Takes about a hour and isn´t that hard to do.
Wasn’t a Renault mechanic. I made him watched the YouTube video first. Tried to put the oil in through the overflow plug hole first but he didn’t have the pump to force the oil in, so it was taking forever. Eventually he put it in through the breather tube. It was quite a job to get at it because I didn’t want him to remove the rear seat.
Glad I wasn’t doing it as I am not mechanically minded at all and I haven’t got the tools.
You can also fill up the gearbox trough the inspection hole.(As seen in the video at 1:26)
But this can get messy. Wenn 1 Liter is insert it will overflow at this ispection opening.

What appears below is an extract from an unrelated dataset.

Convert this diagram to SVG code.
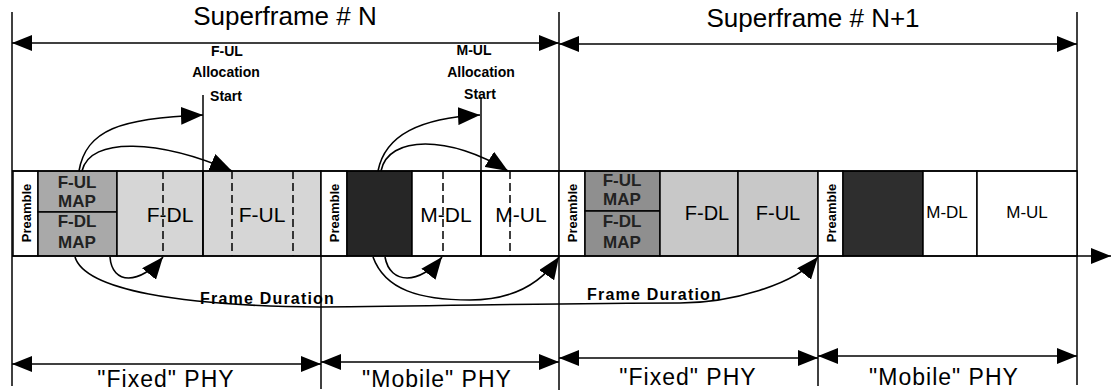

But since you mechanic marinated the gearbox anyways this might be the better solution for the next time
I did my oil change this weekend on a 1 year old stock Twizy having driven 10.000km and I have to say it was about time. The old oil was as liquid as water and relatively dirty. I preferred lifting up the Twizy and removing the baseplate and doing everything from underneath instead of taking apart the interior to fill the gearbox from the top. In my opinion, that’s also how most gearboxes are in fact serviced. Just drained the transmission and filled it up with a siringhe through the the what they here call the inspection hole but what in my opinion was also designed as a filling hole since it also serves as a deterrent against overfilling the gearbox. In my case out came slightly less than 1l and in went 1l and it didn’t overflow. The Twizy feels smoother and is in fact a lot quieter. I used the oil as specified in the Comex spec sheet.
@bcv92 is right. This is the way gear boxes and transmissions are serviced. Drain the oil through the “draining hole” on the bottom of the gearbox (it’s a screw with a magnet on the tip of it to attract metallic wear debris - don’t forget to clean it) and then just fill in the oil through the “filling hole”. Don’t make it more complex than necessary! I was a car mechanic and when doing service on the gearbox (oil replacement or just refill), we always filled up oil until it started to overflow on the filling hole (always accessible from the bottom) - this is so to say the reference. By the way, after having refilled 1 liter of oil, you can take a curved Allen wrench and measure the oil level of the gearbox just below the filling hole by inserting the short part of the Allen wrench into the filling hole and then downwards - holding the longer part of the Allen wrench horizontally.
I did it yesterday on my Twizy (25’000km) by removing rear bumper and base plate, lifting the Twizy a little bit on the left/rear side with a small car jack to have better access (don’t forget to tight the hand break, to immobilize the front wheels and secure the lifted car).
I think it was a good thing to do it (Motorex Gear Oil Hypoid SAE 80W/90 GL-5) - the gearbox is a little bit smoother and quieter, which is just normal - but don’t expect having no more gearbox noise.
It’s easy to fill from inside the car though. Just remove the rear seat and there is a hole where you can insert a hose.
@Zuikkis, sure, I believe you… but since you need to remove the bottom plate anyway to properly drain the oil, it make also sense to fill via the filling hole providing a very easy access and visibility on what you do.
Well it’s been a few months after I changed mine, but I couldn’t figure out how you would fill it from the bottom. I guess you need some sort of syringe to push oil upwards? And also very small hose, the inspection bolt hole is quite small (8mm?). But certainly there is not enough room to fill it by simply pouring from the bottle.
The top fill plug can be removed by twisting with hand, no tools required. Then just remove seat and insert hose through the hole, and you can use funnel to pour the oil in. It does not take more than 5 seconds to have the hose in correct place, because as you said, there is good visibility.